The Subsidence Challenge
Land subsidence in coastal megacities like Shanghai endangers infrastructure, increases flood risks, and leads to substantial economic losses—averaging USD 1.5 billion annually in China, with Shanghai incurring over USD 3.37 billion from 2001 to 2020. This issue impacts urban planners, engineers, and local communities, necessitating effective monitoring and management amid urbanization and environmental pressures.
Prior Approaches to Subsidence Monitoring
Previous studies on Shanghai’s land subsidence have mainly used data from single satellite platforms, limiting analyses to short-term variations and localized effects. Techniques such as Persistent Scatterer Interferometry (PS-InSAR) and Small Baseline Subset (SBAS) have provided millimeter-accurate monitoring, but often did not integrate multi-source satellite data extending back to 1991. Driver assessments typically involved point-specific correlations, linking subsidence to factors like groundwater levels or aquifer properties, while some machine learning applications quantified natural and human influences without examining temporal changes or improving model transparency. Global studies, such as those on 99 coastal cities from 2015 to 2020, underscored groundwater extraction’s role but lacked continuous, long-term records and detailed explanations of evolving mechanisms.
Core Research Focus and Objectives
This study addresses the lack of continuous multi-decadal subsidence measurements from diverse SAR sensors and the limited understanding of how driving factors evolve over time. It aims to develop a 30-year subsidence timeline for Shanghai (1992–2023) and evaluate the varying impacts of key contributors. Differing from earlier single-sensor or short-span research, it combines ERS-1/2, Envisat ASAR, and Sentinel-1 datasets through a logistic model for continuity, then uses Random Forest combined with SHAP to provide interpretable insights into hydrological, geological, and anthropogenic drivers.
Key Contributions of the Study
This work presents a 30-year continuous subsidence dataset for Shanghai, fusing multi-sensor SAR imagery—ERS-1/2 (1992–2004), Envisat ASAR (2003–2010), and Sentinel-1A/B (2016–2023)—via nearest-point matching and logistic regression to address gaps, including Kriging interpolation for 2010–2016 with errors of RMSE 3.2 mm and MAE 1.5 mm. Validated against GNSS and leveling benchmarks, it achieves precision with RMSEs of 3.64 mm/yr for ERS, 3.11 mm/yr for Envisat, and up to 18.77 mm for Sentinel. The Random Forest-SHAP integration improves transparency, identifying time-dependent shifts in driver significance beyond conventional correlations or non-interpretable machine learning. By assessing factors such as evapotranspiration, sediment thickness, groundwater extraction and recharge, precipitation, building volume, and population density—following multicollinearity verification (VIF <3)—it offers a methodology for subsidence analysis in other coastal regions.

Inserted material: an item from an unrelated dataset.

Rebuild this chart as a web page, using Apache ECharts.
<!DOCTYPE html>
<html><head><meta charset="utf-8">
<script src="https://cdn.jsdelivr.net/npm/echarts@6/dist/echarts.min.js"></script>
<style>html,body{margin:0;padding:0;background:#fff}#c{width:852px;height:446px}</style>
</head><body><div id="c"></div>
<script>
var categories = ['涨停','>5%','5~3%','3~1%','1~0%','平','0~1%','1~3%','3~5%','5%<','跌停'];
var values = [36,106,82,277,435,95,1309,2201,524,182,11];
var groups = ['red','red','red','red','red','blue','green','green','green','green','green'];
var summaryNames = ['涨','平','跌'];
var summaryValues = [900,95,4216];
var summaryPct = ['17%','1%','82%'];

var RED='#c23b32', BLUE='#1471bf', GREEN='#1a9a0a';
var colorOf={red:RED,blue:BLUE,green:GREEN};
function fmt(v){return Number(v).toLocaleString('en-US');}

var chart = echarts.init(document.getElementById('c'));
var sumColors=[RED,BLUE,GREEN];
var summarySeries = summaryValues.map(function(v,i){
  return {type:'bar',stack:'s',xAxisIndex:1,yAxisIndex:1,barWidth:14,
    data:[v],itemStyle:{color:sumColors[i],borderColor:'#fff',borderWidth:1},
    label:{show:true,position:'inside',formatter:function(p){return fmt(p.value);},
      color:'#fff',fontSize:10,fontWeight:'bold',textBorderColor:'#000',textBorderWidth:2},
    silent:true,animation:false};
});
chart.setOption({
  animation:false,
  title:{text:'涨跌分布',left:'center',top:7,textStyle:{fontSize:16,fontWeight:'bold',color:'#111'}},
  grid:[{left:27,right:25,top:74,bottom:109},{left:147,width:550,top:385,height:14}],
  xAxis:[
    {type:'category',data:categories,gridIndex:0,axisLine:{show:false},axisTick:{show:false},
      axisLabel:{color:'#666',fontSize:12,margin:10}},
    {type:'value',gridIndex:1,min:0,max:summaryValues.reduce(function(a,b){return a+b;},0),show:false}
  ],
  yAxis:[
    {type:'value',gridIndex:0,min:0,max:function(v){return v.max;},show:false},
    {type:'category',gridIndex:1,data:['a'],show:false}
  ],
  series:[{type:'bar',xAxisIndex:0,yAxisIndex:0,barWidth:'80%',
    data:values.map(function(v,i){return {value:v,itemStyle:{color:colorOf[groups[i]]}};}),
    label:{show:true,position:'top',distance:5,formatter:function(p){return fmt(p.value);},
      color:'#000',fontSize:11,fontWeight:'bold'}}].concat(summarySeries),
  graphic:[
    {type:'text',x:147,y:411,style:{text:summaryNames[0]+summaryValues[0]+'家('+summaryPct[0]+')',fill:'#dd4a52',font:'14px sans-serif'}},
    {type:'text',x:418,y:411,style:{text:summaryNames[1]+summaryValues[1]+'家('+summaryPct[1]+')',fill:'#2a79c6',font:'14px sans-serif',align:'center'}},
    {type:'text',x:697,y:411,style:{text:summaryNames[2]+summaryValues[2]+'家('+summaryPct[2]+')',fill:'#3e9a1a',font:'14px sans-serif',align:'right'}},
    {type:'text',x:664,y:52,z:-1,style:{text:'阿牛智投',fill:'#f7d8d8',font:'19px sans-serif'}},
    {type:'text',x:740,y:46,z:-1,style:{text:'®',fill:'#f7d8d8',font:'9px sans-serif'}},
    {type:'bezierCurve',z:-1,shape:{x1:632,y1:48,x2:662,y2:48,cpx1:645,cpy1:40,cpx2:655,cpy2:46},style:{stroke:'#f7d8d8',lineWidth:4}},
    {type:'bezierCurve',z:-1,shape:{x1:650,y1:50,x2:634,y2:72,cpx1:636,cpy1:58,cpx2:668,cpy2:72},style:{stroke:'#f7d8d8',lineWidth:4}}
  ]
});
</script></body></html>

Findings and Principal Observations
Subsidence has shifted from Shanghai’s central urban areas to eastern coastal and southern industrial zones, forming three main funnels with maximum cumulative displacements of 388 mm (central), 605 mm (Pudong), and 363 mm (southern). Rates initially accelerated but stabilized after 2008 due to management efforts. SHAP analysis indicated 2000’s key drivers as evapotranspiration (26%), sediment thickness (25%), precipitation (15%), and groundwater extraction (9%), with hydrological factors at 57%. By 2020, recharge contributed 27%, sediment thickness 18%, extraction declined to 1%, and hydrological factors reached 64%.
Broader Implications and Prospects
These results inform targeted groundwater recharge and urban zoning to address subsidence in coastal areas, supporting engineers and policymakers. Potential applications include predictive zoning and monitoring systems. Future work could incorporate higher-resolution groundwater data and climate models to examine interactions with sea-level rise.
Final Perspective: The Value of This Research
As subsidence patterns and drivers change, measures such as expanded recharge can help protect Shanghai from infrastructure damage and flooding. We recognize the authors’ work, which “demonstrate the shifting importance of different subsidence factors over time and provide valuable insights for long-term prevention and control measures.” Share insights or collaboration opportunities—we encourage discussion. For further reading: Lu, C., et al. (2025). Tracking 30-year evolution of subsidence in Shanghai utilizing multi-sensor InSAR and random forest modelling. International Journal of Applied Earth Observation and Geoinformation, 140, 104606. https://doi.org/10.1016/j.jag.2025.104606.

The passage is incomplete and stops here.